Is Arch Linux Really Faster Than Ubuntu?

Lennart Sorensen lsorense-1wCw9BSqJbv44Nm34jS7GywD8/FfD2ys at public.gmane.org
Tue May 25 18:07:43 UTC 2010


On Tue, May 25, 2010 at 02:49:08PM -0300, Marcelo Cavalcante wrote:
> Not what I mean...
> 
> You're not forced to do anything...

If you use the distribution you are.

> Come on.. We're using Linux.. We can have a lot of distros.. hundreds.. a
> lot of options..

We can, but honestly, we probably shouldn't.   It's inefficient and
wasteful.  The vast majority are crap and die quickly.

> So, you're not "forcing anyone to deal with all the details". We're just
> giving an option for those who want to have this kind of experience.
> Understand?

Well that's not how it is being sold on the web page.  It doesn't
say "This is the distribution for people that want an old fashioned
do-it-all-yourself experience".  I wish it did say that.  I could
respect that.  The way it currently represents itself, I consider harmful
to users.  Same way BASIC is harmful to new programmers.  It makes you
think you are learning useful things, but in fact it only teaching you
bad habits that will later be hard to get rid of and really don't apply
when you want to move on to a distribution people actually want to use
for real work.

You want to learn something useful?  Go figure out how Debian's package
tools work, how it manages the filelists and other database details.
Learn how packages are built and the rules files involved, how debhelper
works.  That stuff is there and it makes life easier and better.
It's useful stuff to know and teaches you best practices.  As you said
yourself, you prefer debian on servers.  That's why you should learn how
that works.  Debian of course has the advantage that you don't have to
learn it to use it, but its all there if you are interested.
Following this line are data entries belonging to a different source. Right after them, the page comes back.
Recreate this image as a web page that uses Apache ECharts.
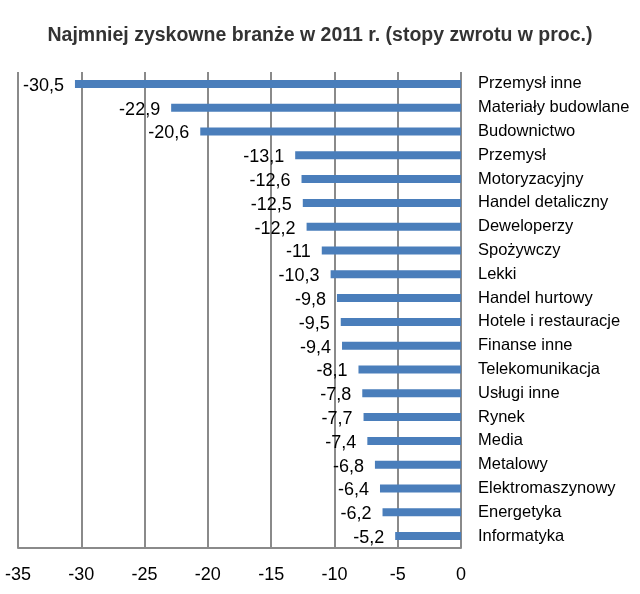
<!DOCTYPE html>
<html>
<head>
<meta charset="utf-8">
<script src="https://cdn.jsdelivr.net/npm/echarts@6/dist/echarts.min.js"></script>
<style>
  html, body { margin: 0; padding: 0; background: #fff; }
  #chart { width: 640px; height: 594px; }
</style>
</head>
<body>
<div id="chart"></div>
<script>
const TITLE = 'Najmniej zyskowne branże w 2011 r. (stopy zwrotu w proc.)'

const categories = [
  'Przemysł inne', 'Materiały budowlane', 'Budownictwo', 'Przemysł',
  'Motoryzacyjny', 'Handel detaliczny', 'Deweloperzy', 'Spożywczy',
  'Lekki', 'Handel hurtowy', 'Hotele i restauracje', 'Finanse inne',
  'Telekomunikacja', 'Usługi inne', 'Rynek', 'Media', 'Metalowy',
  'Elektromaszynowy', 'Energetyka', 'Informatyka'
]

const values = [
  -30.5, -22.9, -20.6, -13.1, -12.6, -12.5, -12.2, -11,
  -10.3, -9.8, -9.5, -9.4, -8.1, -7.8, -7.7, -7.4, -6.8,
  -6.4, -6.2, -5.2
]

const FONT = 'Liberation Sans, Arial, sans-serif'
const GRID_COLOR = '#8a8a8a'

const chart = echarts.init(document.getElementById('chart'))

chart.setOption({
  animation: false,
  title: {
    text: TITLE,
    left: 'center',
    top: 21,
    textStyle: { fontFamily: FONT, fontSize: 19.5, fontWeight: 'bold', color: '#333' },
  },
  grid: { left: 18, right: 179, top: 72, bottom: 46 },
  xAxis: {
    type: 'value',
    min: -35,
    max: 0,
    interval: 5,
    axisLine: { show: true, lineStyle: { color: GRID_COLOR, width: 2 } },
    axisTick: { show: false },
    axisLabel: { margin: 18, fontFamily: FONT, fontSize: 18, color: '#000' },
    splitLine: { show: true, lineStyle: { color: GRID_COLOR, width: 2 } },
  },
  yAxis: {
    type: 'category',
    data: categories,
    inverse: true,
    position: 'right',
    axisLine: { show: false },
    axisTick: { show: false },
    axisLabel: { margin: 17, align: 'left', fontFamily: FONT, fontSize: 16.5, color: '#000' },
  },
  series: [
    {
      type: 'bar',
      data: values,
      barWidth: 8,
      itemStyle: { color: '#4a7ebb' },
      label: {
        show: true,
        position: 'left',
        distance: 11,
        offset: [0, 2],
        fontFamily: FONT,
        fontSize: 18,
        color: '#000',
        formatter: p => String(p.value).replace('.', ','),
      },
    },
  ],
})
</script>
</body>
</html>
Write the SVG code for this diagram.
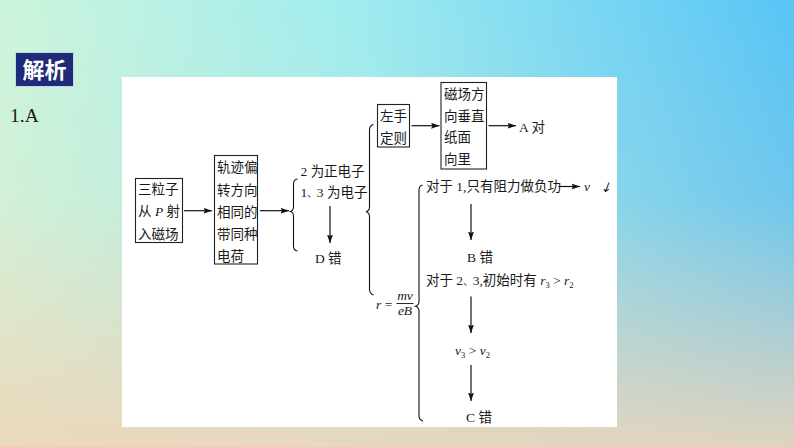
<svg xmlns="http://www.w3.org/2000/svg" width="794" height="447" viewBox="0 0 794 447">
<defs>
<linearGradient id="bgH" x1="0" y1="0" x2="1" y2="0">
<stop offset="0" stop-color="#cdf5dc"/>
<stop offset="0.45" stop-color="#9fecef"/>
<stop offset="1" stop-color="#58c4f6"/>
</linearGradient>
<linearGradient id="bgV" x1="0" y1="0" x2="0" y2="1">
<stop offset="0" stop-color="#f2d6b8" stop-opacity="0"/>
<stop offset="0.45" stop-color="#f2d6b8" stop-opacity="0.15"/>
<stop offset="1" stop-color="#efd5b8" stop-opacity="0.9"/>
</linearGradient>
<marker id="ah" markerUnits="userSpaceOnUse" markerWidth="9" markerHeight="7" refX="8.5" refY="3.5" orient="auto">
<path d="M0,0.5 L8.5,3.5 L0,6.5 L1.5,3.5 z" fill="#111"/>
</marker>
<style>
.cn{font-family:"Liberation Serif","Noto Sans CJK SC",serif;font-size:13.5px;fill:#1a1a1a}
.it{font-style:italic}
.cm{font-size:9.5px}
.box{fill:none;stroke:#222;stroke-width:1.1}
.ln{fill:none;stroke:#111;stroke-width:1.2}
.br{fill:none;stroke:#111;stroke-width:1.1}
</style>
</defs>
<rect width="794" height="447" fill="url(#bgH)"/>
<rect width="794" height="447" fill="url(#bgV)"/>
<g id="title">
<rect x="15.5" y="52.5" width="58" height="34" fill="#1e2b78" stroke="#c9d6e8" stroke-width="1"/>
<text x="44.5" y="78" text-anchor="middle" font-family="Noto Sans CJK SC, sans-serif" font-weight="bold" font-size="22" fill="#ffffff">解析</text>
</g>
<text x="10" y="121.5" font-family="Liberation Serif, serif" font-size="19.5" fill="#1a1a1a">1.A</text>
<rect id="panel" x="122" y="77" width="495" height="350" fill="#ffffff"/>

<g id="connectors">
<line class="ln" x1="184" y1="210.7" x2="212" y2="210.7" marker-end="url(#ah)"/>
<line class="ln" x1="260" y1="210.7" x2="289" y2="210.7" marker-end="url(#ah)"/>
<line class="ln" x1="330" y1="206" x2="330" y2="243" marker-end="url(#ah)"/>
<line class="ln" x1="411.5" y1="125.7" x2="439.5" y2="125.7" marker-end="url(#ah)"/>
<line class="ln" x1="488.5" y1="125.7" x2="516" y2="125.7" marker-end="url(#ah)"/>
<line class="ln" x1="558.5" y1="186.5" x2="580" y2="186.5" marker-end="url(#ah)"/>
<line class="ln" x1="471" y1="204" x2="471" y2="240" marker-end="url(#ah)"/>
<line class="ln" x1="471" y1="296.5" x2="471" y2="333" marker-end="url(#ah)"/>
<line class="ln" x1="471" y1="365" x2="471" y2="401" marker-end="url(#ah)"/>
<path class="br" d="M297.5,179 Q293.5,179.5 293.5,184 L293.5,206.5 Q293.5,210.5 290.5,211.5 Q293.5,212.5 293.5,216.5 L293.5,246 Q293.5,250.5 297.5,251"/>
<path class="br" d="M373.5,124.5 Q369.5,125.5 369.5,130 L369.5,207 Q369.5,210.8 366,211.7 Q369.5,212.6 369.5,216.5 L369.5,289 Q369.5,293.5 373.5,295"/>
<path class="br" d="M422.5,185 Q419,186 419,190 L419,301.5 Q419,305.2 415.5,306.2 Q419,307.2 419,311 L419,416 Q419,420 423,421"/>
</g>

<g id="n1">
<rect class="box" x="135.5" y="178.5" width="47" height="64"/>
<text class="cn" x="138" y="193.5">三粒子</text>
<text class="cn" x="138" y="216">从 <tspan class="it" font-family="Liberation Serif, serif">P</tspan> 射</text>
<text class="cn" x="138" y="238.5">入磁场</text>
</g>
<g id="n2">
<rect class="box" x="214.5" y="155.5" width="43" height="108.5"/>
<text class="cn" x="217" y="171.5">轨迹偏</text>
<text class="cn" x="217" y="194.5">转方向</text>
<text class="cn" x="217" y="216.5">相同的</text>
<text class="cn" x="217" y="239">带同种</text>
<text class="cn" x="217" y="261">电荷</text>
</g>
<g id="n3">
<text class="cn" x="300.5" y="176">2 为正电子</text>
<text class="cn" x="300.5" y="197">1<tspan class="cm">、</tspan>3 为电子</text>
</g>
<g id="n4">
<text class="cn" x="315" y="263">D 错</text>
</g>
<g id="n5">
<rect class="box" x="377.5" y="104.5" width="32" height="42.5"/>
<text class="cn" x="380" y="121">左手</text>
<text class="cn" x="380" y="142.5">定则</text>
</g>
<g id="n6">
<rect class="box" x="441" y="82.5" width="45.5" height="86.5"/>
<text class="cn" x="444" y="99">磁场方</text>
<text class="cn" x="444" y="120.5">向垂直</text>
<text class="cn" x="444" y="142">纸面</text>
<text class="cn" x="444" y="164">向里</text>
</g>
<g id="n7">
<text class="cn" x="519" y="131.5">A 对</text>
</g>
<g id="n8">
<text class="cn" x="376" y="308.5"><tspan class="it">r</tspan> =</text>
<text class="cn it" x="405" y="299.5" text-anchor="middle" font-size="11.5">mv</text>
<line x1="396.5" y1="303.5" x2="413.5" y2="303.5" stroke="#111" stroke-width="0.9"/>
<text class="cn it" x="405" y="315" text-anchor="middle" font-size="11.5">eB</text>
</g>
<g id="n9">
<text class="cn" x="426" y="191">对于 1,只有阻力做负功</text>
</g>
<g id="n10">
<text class="cn it" x="584" y="190.5">v</text>
<text x="0" y="0" transform="translate(600,192) skewX(-20)" font-family="DejaVu Sans, sans-serif" font-size="13" fill="#1a1a1a">↓</text>
</g>
<g id="n11">
<text class="cn" x="467" y="262">B 错</text>
</g>
<g id="n12">
<text class="cn" x="426" y="285">对于 2<tspan class="cm">、</tspan>3,初始时有 <tspan class="it">r</tspan><tspan font-size="8.5" dy="2.5">3</tspan><tspan dy="-2.5"> &gt; </tspan><tspan class="it">r</tspan><tspan font-size="8.5" dy="2.5">2</tspan></text>
</g>
<g id="n13">
<text class="cn" x="455" y="355"><tspan class="it">v</tspan><tspan font-size="8.5" dy="2.5">3</tspan><tspan dy="-2.5"> &gt; </tspan><tspan class="it">v</tspan><tspan font-size="8.5" dy="2.5">2</tspan></text>
</g>
<g id="n14">
<text class="cn" x="466" y="422">C 错</text>
</g>
</svg>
> For example.. Let's suppose that someone already knows a lot of Linux but
> doesn't want to spend a lot of time installing a linux distro dealing with
> all these details. But, the person is interested on try Arch Linux system,
> pacman package manager, etc.. The Arch Way... Well.. If you wanna try Arch,
> but doesn't wanna deal with all the details like you said, we won't force
> you to do it. You can try Chackra Linux (http://chakra-project.org/).
> 
> Chackra is a live cd using Arch Linux with kde packages. You'll have a
> simple installation system (simpler than Ubuntu, in my opinion, by the way).

My problem with the existance of such distributions is that they tend to
make claims like "You will learn lots of things" or "It's faster because
it is optimized for your system" or similar.  People that don't know
any better actually believe such crap.  That is harmful.

If it was honestly presented as:

"This distribution aims for being simple to implement, so nothing is
automated.  It will be a lot of work."

then fine.  But they never present it that way.  They always claim it's
a good thing, when it isn't.

I hate seeing people waste time repeating things that don't have to be
repeated, especially when someone is claiming they are actually going
to learn something useful from wasting their time.  They are not.